By offering lower prices while paying our tutors more than Kaplan and Princeton Review to put forth a high quality product, LSAT Wiz has attracted many independent young college graduates looking to improve their lives by financing their own LSAT prep and law school education. Therefore, we at LSAT Wiz have a moral obligation to utilize our expertise not only to improve their LSAT score, but help our students make positive choices that benefit them long term. It is because of this that we will outright say that except in very rare circumstances, every applicant should take the LSAT more than once.

Some large tutoring companies remain true to their mantra of being the McDonalds of LSAT tutoring, and providing LSAT prep geared to take the majority of students up a few points in a short period. This model takes people slightly below the national average, and moves them slightly above the national average securing admission into one of the nearly 200 accredited law schools in the country. This model was flawed but more effective for many applicants before the recession when simply “getting the degree” was enough.

The economic reality today is that there are roughly 45k freshly minted lawyers entering the job market each year for roughly 25k legal jobs. Nearly half of all newly minted lawyers are left in the dust, and of these “fortunate” 25k only about 12k get jobs lucrative enough to both service debt, and allow law school to be a valuable decision. At LSAT Wiz, our goal is not only to help people on the LSAT but the law school process generally in order to help them get into schools that give them an >50% chance of being one of these 12k lawyers in the coveted position of having a great legal job out of law school, or help them acquire a large merit scholarship to keep their student loan debt at a minimum.

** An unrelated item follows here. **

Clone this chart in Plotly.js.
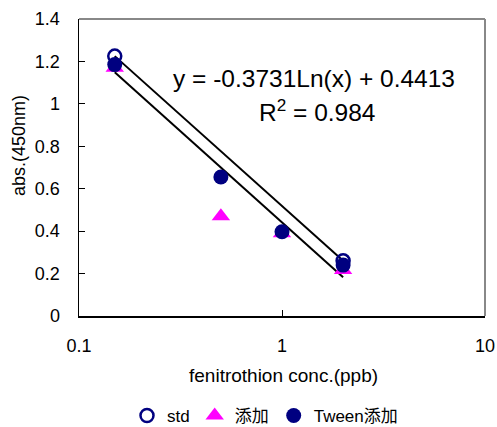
<!DOCTYPE html>
<html>
<head>
<meta charset="utf-8">
<script src="https://cdn.plot.ly/plotly-3.0.1.min.js"></script>
<style>html,body{margin:0;padding:0;background:#fff;}#chart{width:497px;height:427px;}</style>
</head>
<body>
<div id="chart"></div>
<script>
// ---- data ----
const concX = [0.15, 0.5, 1, 2];
const stdX = [0.15, 2];
const stdY = [1.225, 0.26];
const addY = [1.17, 0.47, 0.39, 0.217];
const tweenY = [1.185, 0.655, 0.397, 0.24];
const tweenFit = [-0.3731, 0.4413]; // slope, intercept of y = a Ln(x) + b
const tweenR2 = 0.984;
const xTicks = [0.1, 1, 10];
const xTickText = ['0.1', '1', '10'];
const yTicks = [0, 0.2, 0.4, 0.6, 0.8, 1, 1.2, 1.4];
const yTickText = ['0', '0.2', '0.4', '0.6', '0.8', '1', '1.2', '1.4'];
const seriesNames = ['std', '添加', 'Tween添加'];

// log-fit for std
function lnFit(xs, ys) {
  const lx = xs.map(Math.log);
  const n = xs.length;
  const mx = lx.reduce((a, b) => a + b, 0) / n;
  const my = ys.reduce((a, b) => a + b, 0) / n;
  let sxy = 0, sxx = 0;
  for (let i = 0; i < n; i++) { sxy += (lx[i] - mx) * (ys[i] - my); sxx += (lx[i] - mx) ** 2; }
  const a = sxy / sxx;
  return [a, my - a * mx];
}
const stdFit = lnFit(stdX, stdY);
const fitRange = [concX[0], concX[concX.length - 1]];
const evalFit = (f, xs) => xs.map(x => f[0] * Math.log(x) + f[1]);

const navy = '#000080';
const magenta = '#FF00FF';

const traces = [
  {x: fitRange, y: evalFit(stdFit, fitRange), mode: 'lines', line: {color: '#000', width: 2}, showlegend: false, hoverinfo: 'skip'},
  {x: fitRange, y: evalFit(tweenFit, fitRange), mode: 'lines', line: {color: '#000', width: 2}, showlegend: false, hoverinfo: 'skip'},
  {x: stdX, y: stdY, name: seriesNames[0], mode: 'markers', type: 'scatter',
   marker: {symbol: 'circle-open', size: 13, color: navy, line: {width: 2.5, color: navy}}},
  {x: concX, y: addY, name: seriesNames[1], mode: 'markers', type: 'scatter',
   marker: {symbol: 'triangle-up', size: 16, color: magenta}},
  {x: concX, y: tweenY, name: seriesNames[2], mode: 'markers', type: 'scatter',
   marker: {symbol: 'circle', size: 15, color: navy}}
];

const font = 'Liberation Sans, Arial, Noto Sans CJK JP, sans-serif';
const plotL = 79, plotR = 485, plotT = 19, plotB = 316;
const pw = plotR - plotL, ph = plotB - plotT;
const px = v => (v - plotL) / pw;
const py = v => (plotB - v) / ph;

const layout = {
  width: 497, height: 427,
  margin: {l: plotL, r: 497 - plotR, t: plotT, b: 427 - plotB, autoexpand: false},
  paper_bgcolor: '#fff', plot_bgcolor: '#fff',
  font: {family: font, size: 17, color: '#000'},
  showlegend: true,
  legend: {orientation: 'h', x: px(265), xanchor: 'center', y: py(416), yanchor: 'middle',
           font: {family: font, size: 17, color: '#000'}, itemwidth: 30, tracegroupgap: 0,
           bgcolor: 'rgba(0,0,0,0)'},
  xaxis: {type: 'log', range: [-1, 1], tickvals: xTicks, ticktext: xTickText,
          ticks: 'inside', ticklen: 6, tickcolor: '#000', showgrid: false, zeroline: false,
          showline: true, linecolor: '#000', linewidth: 1.5, ticklabelstandoff: 13,
          tickfont: {size: 18}},
  yaxis: {range: [0, 1.4], tickvals: yTicks, ticktext: yTickText,
          ticks: 'inside', ticklen: 6, tickcolor: '#000', showgrid: false, zeroline: false,
          showline: true, linecolor: '#000', linewidth: 1.5, ticklabelstandoff: 14,
          tickfont: {size: 18}},
  shapes: [
    {type: 'line', xref: 'paper', yref: 'paper', x0: 0, x1: 1, y0: 1, y1: 1, line: {color: '#888', width: 2}, layer: 'below'},
    {type: 'line', xref: 'paper', yref: 'paper', x0: 1, x1: 1, y0: 0, y1: 1, line: {color: '#888', width: 2}, layer: 'below'}
  ],
  annotations: [
    {xref: 'paper', yref: 'paper', x: px(283), y: py(375), xanchor: 'center', yanchor: 'middle', showarrow: false,
     text: 'fenitrothion conc.(ppb)', font: {size: 19}},
    {xref: 'paper', yref: 'paper', x: px(19), y: py(145), xanchor: 'center', yanchor: 'middle', showarrow: false,
     text: 'abs.(450nm)', textangle: -90, font: {size: 18}},
    {xref: 'paper', yref: 'paper', x: px(314), y: py(78), xanchor: 'center', yanchor: 'middle', showarrow: false,
     text: 'y = -' + Math.abs(tweenFit[0]).toFixed(4) + 'Ln(x) + ' + tweenFit[1].toFixed(4), font: {size: 24.5}},
    {xref: 'paper', yref: 'paper', x: px(317), y: py(110), xanchor: 'center', yanchor: 'middle', showarrow: false,
     text: 'R<sup>2</sup> = ' + tweenR2.toFixed(3), font: {size: 24.5}}
  ]
};

Plotly.newPlot('chart', traces, layout, {displayModeBar: false, staticPlot: true});
</script>
</body>
</html>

The most straight forward path to getting into a school that places most of its graduates in six figure jobs, or acquiring enough money in merit scholarship to make attending a lower ranked school a prudent choice is a high LSAT score. This is why it is important for every applicant to achieve the highest score they are capable of. The difference between a 165 and 168 may only be three questions, but those 3 questions can be worth several hundred thousands of dollars and be the difference between a law school that gives you a 60% chance of placing in your geographic region, or a 30% chance of doing so.

The LSAT must not be perceived as merely a hurdle in becoming a lawyer, but as the greatest opportunity one has to become a successful lawyer (this is because law school exams are more competitive, subjective and largely predicated on an inherent skill set one cannot truly know they possess prior to law school). Additionally, because US News bases its ranking system only on each applicant’s highest LSAT score, the applicant who scores both a 160 and then a 170 is generally in a better position than the applicant who scores only a 169.

While we all would like to live our dreams as quickly as possible and make our parents proud, because of the financial turmoil our parents have put our economy in, our generation must be financially prudent. Just getting the degree was sufficient in 1990. However, in 2013 each student must get the best degree at the best price possible.